Who doesn’t love chicken noodle soup…well me! It sounds crazy, but I always think that chicken noodle soup itself is a bit boring. But, this udon chicken noodle soup with shitake and kale takes that dish to a new level.
Like everyone, we are often pressed for time around here. But, if you have some chicken broth and leftover chicken in your fridge, this quick little udon chicken noodle soup comes together in minutes! In fact, I made this so quickly tonight that I didn’t exactly record measurements, so my recipe will be a rough guideline, but it is super easy and fairly forgiving I’m sure.
Homemade Chicken Broth
I like to make homemade chicken broth usually once a week to have in my freezer on hand for a quick weeknight soup in a pinch. A little prep work like that goes a long way. Making it is simpler than you think and homemade broth will really improve the flavor of this udon chicken noodle soup.
- Grab a large pot.
- Throw a whole chicken in.
- Cover it with water.
- Throw in a couple of sliced carrots, celery, and onion quartered (peel and all)
- Toss in a few peppercorns, bay leaves and a small bunch of fresh parsley if you have it
- Bring to a boil, turn it down and let simmer away while you do other things
- After about an hour – take out the chicken and remove the meat from the bones (reserve the meat for the soup)
- Put the bones back in
- Continue to simmer until you like the flavor
- Salt at the end to taste
- Strain the liquid from the solids
The longer it goes usually the better flavor.
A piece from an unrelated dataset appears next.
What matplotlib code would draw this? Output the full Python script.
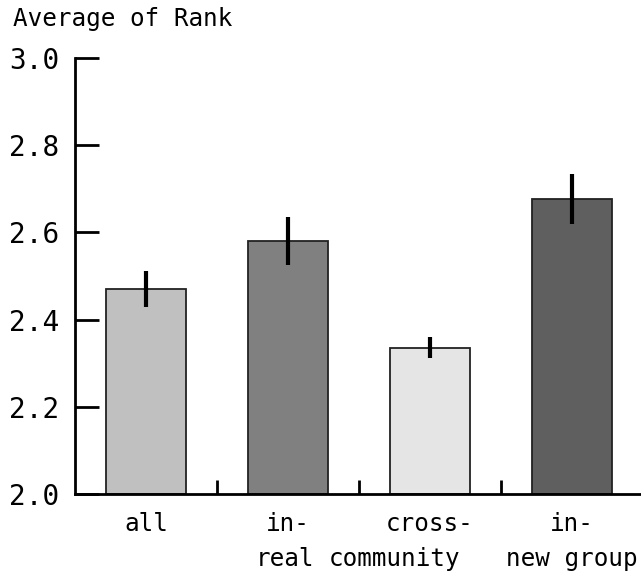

Reserve the meat for soup and you are ready for a great meal at any time. You can make this with a whole chicken or just the bones. Made with just the bones you can call it stock and with the meat, broth – in case you ever wanted to know the difference between the two. They are both delicious and mostly interchangeable in soup recipes.
Amping up the flavor:
I added a little miso paste into the soup too as I feel like it adds a depth of flavor, and I also love to use dried shitake mushrooms, they are a very worthy pantry addition. A drizzle of sesame oil punches up the flavors beautifully in this udon chicken noodle soup. I kept this pretty mild for the kids, so feel free to garnish with some Sriracha or other hot sauce of choice if you like a little heat in your soup bowl.
Kale
I used a Dinosaur Kale in here tonight which is also sometimes called Lacinato Kale or Tuscan Kale. If you can find it, it has a really nice texture a little more tender than some of the other varieties, but of course, any kale or green for that matter will work beautifully in here.
If you like this recipe try: Healthy Homemade Ramen with Chicken
Udon Noodle Soup with Chicken Shitake and Kale
Ingredients
- 6 Cups chicken broth preferably homemade
- 3 tbsp miso paste (dark or light will work)
- 4 cloves garlic, minced
- 2 tbsp ginger, minced
- 1 tsp sesame oil
- 1 tbsp olive oil
- 2 cups dinosaur kale, chopped
- 1 handful dried shitake mushrooms
- 1 tsp soy sauce
- 2 cups cooked udon noodles
- 1-2 cups leftover chicken meat, chopped or shredded roughly
- 1/2 cup cilantro optional
Garnish
- sliced limes
- chopped cilantro
- Sriracha
Instructions
- In a large pot, heat your olive oil over medium heat.
- Add in your garlic and ginger. Saute for a minute or so until fragrant. Add in your miso paste and stir around for a minute.
- Add in your kale and toss around a bit.
- Pour in your chicken broth.
- Add in your shitake mushrooms and your chicken meat. Let simmer until the mushrooms are tender and flavours have mingled a bit.
- Taste and season with a little sesame oil and soy sauce.
- Add in a little chopped cilantro if you like.
- Put a little cooked udon noodles in each bowl. Top with the soup. Garnish with hot sauce, limes and extra cilantro if you like.